PROBLEM TO WORK ON:
Extract the opening line of the entries and every line after it, stopping at and including the line that contains "import pandas as pd". Do not include pictures.

EXERCISE INPUTS:
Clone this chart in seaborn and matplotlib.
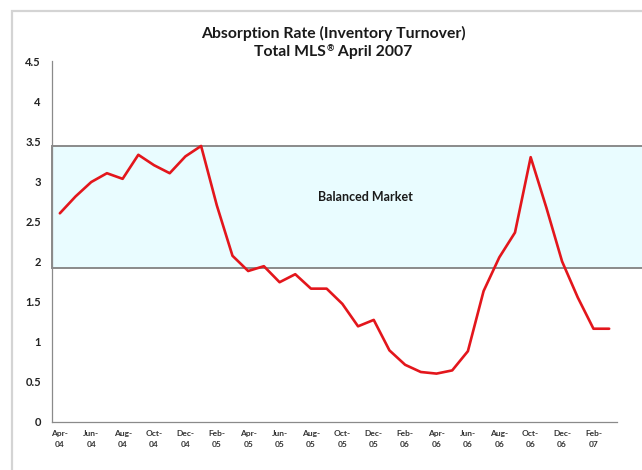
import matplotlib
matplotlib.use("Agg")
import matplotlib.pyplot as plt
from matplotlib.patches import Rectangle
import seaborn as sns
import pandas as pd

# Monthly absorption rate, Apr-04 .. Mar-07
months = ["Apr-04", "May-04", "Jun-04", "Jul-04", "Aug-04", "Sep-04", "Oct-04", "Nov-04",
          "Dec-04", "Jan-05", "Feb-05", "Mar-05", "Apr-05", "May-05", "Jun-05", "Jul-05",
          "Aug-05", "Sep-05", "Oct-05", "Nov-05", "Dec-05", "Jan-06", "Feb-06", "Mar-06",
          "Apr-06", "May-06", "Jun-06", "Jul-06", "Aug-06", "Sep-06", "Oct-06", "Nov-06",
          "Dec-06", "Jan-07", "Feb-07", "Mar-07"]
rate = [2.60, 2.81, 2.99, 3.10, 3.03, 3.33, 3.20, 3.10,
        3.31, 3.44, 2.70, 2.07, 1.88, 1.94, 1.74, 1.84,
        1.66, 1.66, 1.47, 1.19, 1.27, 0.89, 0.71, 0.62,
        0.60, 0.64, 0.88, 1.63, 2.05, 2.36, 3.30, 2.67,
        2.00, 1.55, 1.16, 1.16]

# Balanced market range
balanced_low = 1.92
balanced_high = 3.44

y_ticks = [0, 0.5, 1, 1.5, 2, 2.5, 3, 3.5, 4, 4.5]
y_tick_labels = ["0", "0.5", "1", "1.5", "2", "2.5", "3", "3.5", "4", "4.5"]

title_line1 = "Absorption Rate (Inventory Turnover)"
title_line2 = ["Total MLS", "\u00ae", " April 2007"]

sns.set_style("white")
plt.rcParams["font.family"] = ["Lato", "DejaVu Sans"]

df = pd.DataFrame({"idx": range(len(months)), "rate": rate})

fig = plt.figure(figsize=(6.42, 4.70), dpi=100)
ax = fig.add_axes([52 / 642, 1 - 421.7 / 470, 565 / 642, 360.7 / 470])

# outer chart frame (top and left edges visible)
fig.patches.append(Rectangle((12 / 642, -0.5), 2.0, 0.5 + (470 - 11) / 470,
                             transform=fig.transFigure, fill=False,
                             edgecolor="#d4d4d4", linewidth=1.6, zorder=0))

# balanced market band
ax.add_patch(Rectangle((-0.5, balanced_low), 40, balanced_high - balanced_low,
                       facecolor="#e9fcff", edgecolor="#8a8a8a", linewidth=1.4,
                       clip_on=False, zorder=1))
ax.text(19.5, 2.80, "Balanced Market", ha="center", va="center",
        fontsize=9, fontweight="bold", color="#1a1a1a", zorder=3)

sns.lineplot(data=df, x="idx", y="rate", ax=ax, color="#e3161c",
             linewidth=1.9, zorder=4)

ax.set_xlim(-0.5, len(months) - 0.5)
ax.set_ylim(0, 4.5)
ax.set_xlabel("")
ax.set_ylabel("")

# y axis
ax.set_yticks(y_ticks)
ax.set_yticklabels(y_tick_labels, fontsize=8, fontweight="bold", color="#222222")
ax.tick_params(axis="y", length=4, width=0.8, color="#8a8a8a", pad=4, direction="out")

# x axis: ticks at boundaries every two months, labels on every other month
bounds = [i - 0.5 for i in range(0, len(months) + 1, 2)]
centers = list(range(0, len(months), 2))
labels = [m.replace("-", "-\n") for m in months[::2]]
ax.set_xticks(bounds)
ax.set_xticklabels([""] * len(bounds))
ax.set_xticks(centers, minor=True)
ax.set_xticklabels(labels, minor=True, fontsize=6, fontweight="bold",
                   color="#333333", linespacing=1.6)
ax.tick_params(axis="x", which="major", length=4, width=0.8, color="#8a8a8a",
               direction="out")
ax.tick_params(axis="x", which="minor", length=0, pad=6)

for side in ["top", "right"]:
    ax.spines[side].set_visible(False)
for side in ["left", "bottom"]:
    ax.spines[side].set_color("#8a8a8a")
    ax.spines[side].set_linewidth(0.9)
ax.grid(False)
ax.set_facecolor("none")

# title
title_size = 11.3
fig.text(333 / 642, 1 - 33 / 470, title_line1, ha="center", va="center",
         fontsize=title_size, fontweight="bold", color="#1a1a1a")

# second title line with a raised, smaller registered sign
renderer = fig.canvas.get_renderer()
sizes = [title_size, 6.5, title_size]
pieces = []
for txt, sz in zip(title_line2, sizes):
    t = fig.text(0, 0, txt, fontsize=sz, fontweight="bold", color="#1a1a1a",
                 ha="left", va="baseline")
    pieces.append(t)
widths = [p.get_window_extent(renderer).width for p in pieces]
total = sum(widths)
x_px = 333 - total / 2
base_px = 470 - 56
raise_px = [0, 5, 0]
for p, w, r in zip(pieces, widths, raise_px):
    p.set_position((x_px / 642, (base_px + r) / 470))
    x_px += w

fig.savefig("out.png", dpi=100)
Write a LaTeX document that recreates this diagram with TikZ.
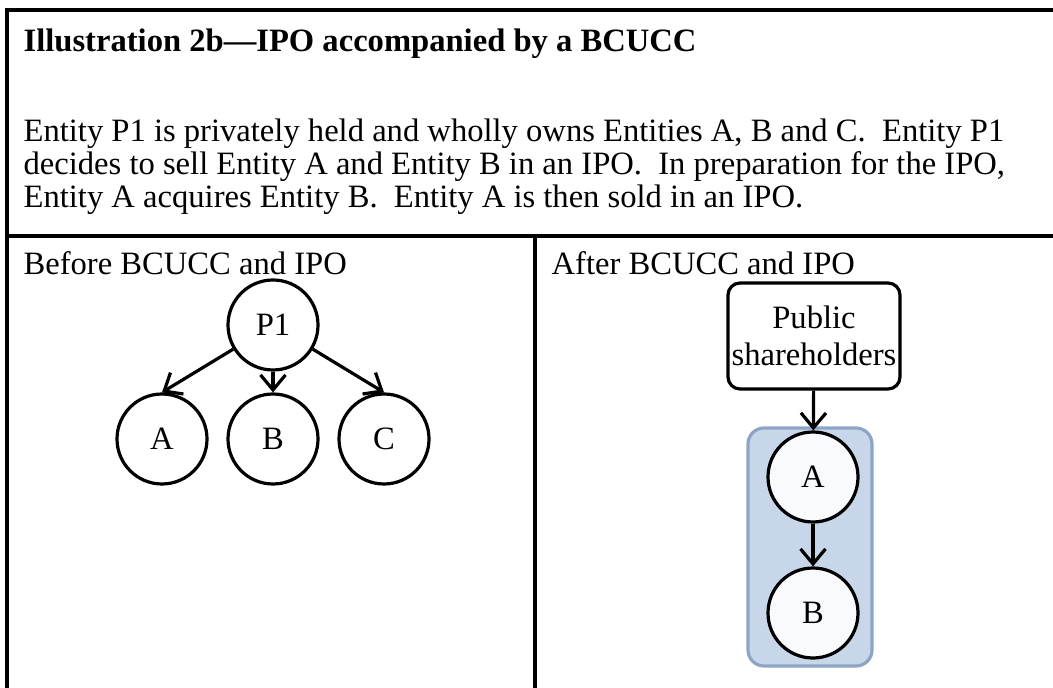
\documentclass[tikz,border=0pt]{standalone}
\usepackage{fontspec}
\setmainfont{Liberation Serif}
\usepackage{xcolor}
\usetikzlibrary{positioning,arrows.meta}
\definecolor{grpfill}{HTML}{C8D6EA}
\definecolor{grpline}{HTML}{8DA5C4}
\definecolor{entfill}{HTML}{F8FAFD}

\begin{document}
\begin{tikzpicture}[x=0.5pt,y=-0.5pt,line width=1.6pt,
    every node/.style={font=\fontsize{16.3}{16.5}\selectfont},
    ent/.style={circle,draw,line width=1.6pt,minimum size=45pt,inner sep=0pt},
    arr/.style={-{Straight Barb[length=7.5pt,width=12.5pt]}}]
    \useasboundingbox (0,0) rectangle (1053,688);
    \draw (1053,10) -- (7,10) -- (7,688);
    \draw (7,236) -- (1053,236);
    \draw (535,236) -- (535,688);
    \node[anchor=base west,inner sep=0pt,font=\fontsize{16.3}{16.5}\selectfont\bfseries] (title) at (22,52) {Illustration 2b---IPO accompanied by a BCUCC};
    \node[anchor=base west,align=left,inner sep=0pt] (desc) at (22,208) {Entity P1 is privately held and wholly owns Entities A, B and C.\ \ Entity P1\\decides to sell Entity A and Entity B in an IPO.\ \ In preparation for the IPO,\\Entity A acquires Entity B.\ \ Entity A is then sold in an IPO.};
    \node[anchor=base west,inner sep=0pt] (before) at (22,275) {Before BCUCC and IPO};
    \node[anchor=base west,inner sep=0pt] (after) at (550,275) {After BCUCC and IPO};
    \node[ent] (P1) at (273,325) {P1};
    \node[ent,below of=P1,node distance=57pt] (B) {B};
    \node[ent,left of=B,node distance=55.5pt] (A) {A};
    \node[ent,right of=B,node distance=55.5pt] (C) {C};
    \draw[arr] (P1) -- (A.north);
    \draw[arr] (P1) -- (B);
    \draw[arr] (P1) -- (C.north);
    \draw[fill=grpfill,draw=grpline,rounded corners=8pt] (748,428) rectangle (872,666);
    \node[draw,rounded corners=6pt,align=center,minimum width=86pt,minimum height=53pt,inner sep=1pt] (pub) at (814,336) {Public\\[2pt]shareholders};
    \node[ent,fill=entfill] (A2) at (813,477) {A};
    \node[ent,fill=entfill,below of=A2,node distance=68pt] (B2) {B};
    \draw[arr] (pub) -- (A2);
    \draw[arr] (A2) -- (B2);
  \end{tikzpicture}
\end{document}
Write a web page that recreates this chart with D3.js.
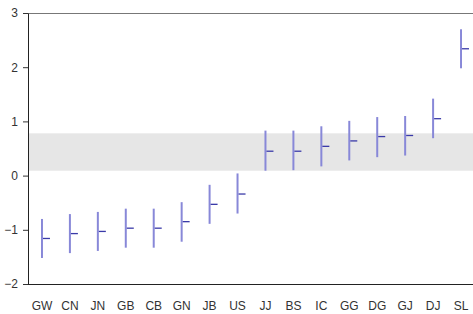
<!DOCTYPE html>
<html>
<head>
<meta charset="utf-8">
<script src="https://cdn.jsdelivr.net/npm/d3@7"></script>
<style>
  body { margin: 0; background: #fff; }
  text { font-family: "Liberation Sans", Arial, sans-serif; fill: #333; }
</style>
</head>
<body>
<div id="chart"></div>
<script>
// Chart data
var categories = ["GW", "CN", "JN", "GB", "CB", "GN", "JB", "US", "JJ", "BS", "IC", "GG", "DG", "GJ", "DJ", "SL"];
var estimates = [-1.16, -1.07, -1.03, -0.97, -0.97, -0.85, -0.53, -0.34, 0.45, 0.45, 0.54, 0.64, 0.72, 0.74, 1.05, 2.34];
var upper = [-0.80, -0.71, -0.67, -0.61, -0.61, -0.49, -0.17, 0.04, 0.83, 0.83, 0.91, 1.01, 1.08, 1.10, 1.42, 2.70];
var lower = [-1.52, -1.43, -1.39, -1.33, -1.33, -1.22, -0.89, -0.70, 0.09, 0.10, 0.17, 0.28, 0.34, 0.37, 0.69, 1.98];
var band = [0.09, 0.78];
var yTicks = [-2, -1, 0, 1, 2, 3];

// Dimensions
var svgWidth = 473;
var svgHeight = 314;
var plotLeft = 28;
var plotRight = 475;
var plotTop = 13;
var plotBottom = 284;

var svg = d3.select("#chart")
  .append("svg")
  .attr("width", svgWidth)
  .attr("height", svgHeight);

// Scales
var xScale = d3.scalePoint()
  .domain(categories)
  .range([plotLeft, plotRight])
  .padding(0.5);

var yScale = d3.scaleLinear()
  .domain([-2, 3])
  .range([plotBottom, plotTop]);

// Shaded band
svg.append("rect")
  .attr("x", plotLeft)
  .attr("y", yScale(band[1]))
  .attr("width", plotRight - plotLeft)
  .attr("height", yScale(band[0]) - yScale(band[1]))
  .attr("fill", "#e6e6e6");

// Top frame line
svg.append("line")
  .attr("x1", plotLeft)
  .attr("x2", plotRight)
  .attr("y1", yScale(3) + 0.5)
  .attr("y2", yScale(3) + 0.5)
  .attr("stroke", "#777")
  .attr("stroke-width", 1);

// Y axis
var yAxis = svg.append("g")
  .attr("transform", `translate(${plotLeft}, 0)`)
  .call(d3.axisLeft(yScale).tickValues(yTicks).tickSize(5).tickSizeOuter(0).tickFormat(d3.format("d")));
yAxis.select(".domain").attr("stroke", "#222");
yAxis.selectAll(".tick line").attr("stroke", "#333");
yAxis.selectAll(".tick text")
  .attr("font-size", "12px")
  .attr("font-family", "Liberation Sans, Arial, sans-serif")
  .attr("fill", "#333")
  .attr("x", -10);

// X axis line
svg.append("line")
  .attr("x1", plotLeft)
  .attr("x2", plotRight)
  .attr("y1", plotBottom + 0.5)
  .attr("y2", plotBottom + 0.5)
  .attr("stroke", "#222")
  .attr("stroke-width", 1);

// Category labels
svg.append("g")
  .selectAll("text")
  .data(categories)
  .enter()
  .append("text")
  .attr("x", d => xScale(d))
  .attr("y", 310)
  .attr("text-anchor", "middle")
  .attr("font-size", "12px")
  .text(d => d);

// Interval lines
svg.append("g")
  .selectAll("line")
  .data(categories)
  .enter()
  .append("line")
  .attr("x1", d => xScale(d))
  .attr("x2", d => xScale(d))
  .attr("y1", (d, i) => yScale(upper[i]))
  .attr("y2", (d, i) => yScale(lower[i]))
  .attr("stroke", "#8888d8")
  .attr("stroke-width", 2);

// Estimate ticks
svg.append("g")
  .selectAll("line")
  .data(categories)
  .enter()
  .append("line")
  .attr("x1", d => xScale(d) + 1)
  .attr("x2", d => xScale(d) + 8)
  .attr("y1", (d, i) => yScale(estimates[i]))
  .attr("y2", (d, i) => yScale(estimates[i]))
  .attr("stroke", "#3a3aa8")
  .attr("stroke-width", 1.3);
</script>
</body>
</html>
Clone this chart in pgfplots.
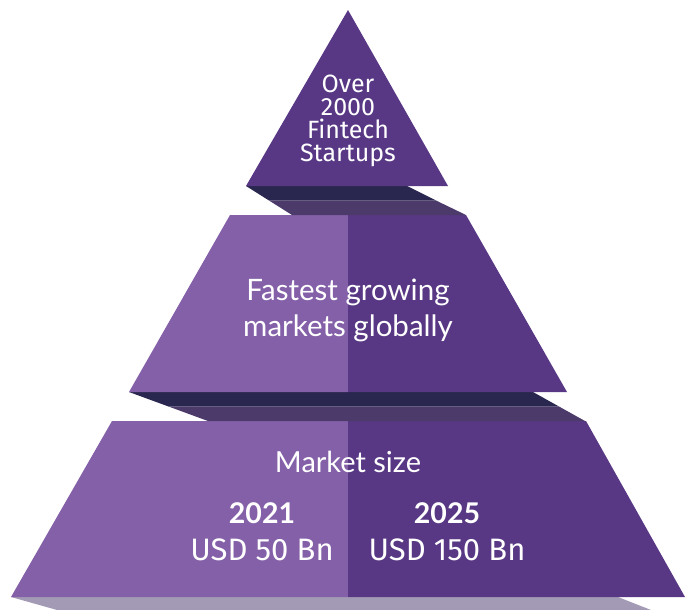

FINISHED TASK:
Clone this chart in seaborn and matplotlib.
import matplotlib
matplotlib.use("Agg")
import matplotlib.pyplot as plt
from matplotlib.patches import Rectangle
import seaborn as sns
import pandas as pd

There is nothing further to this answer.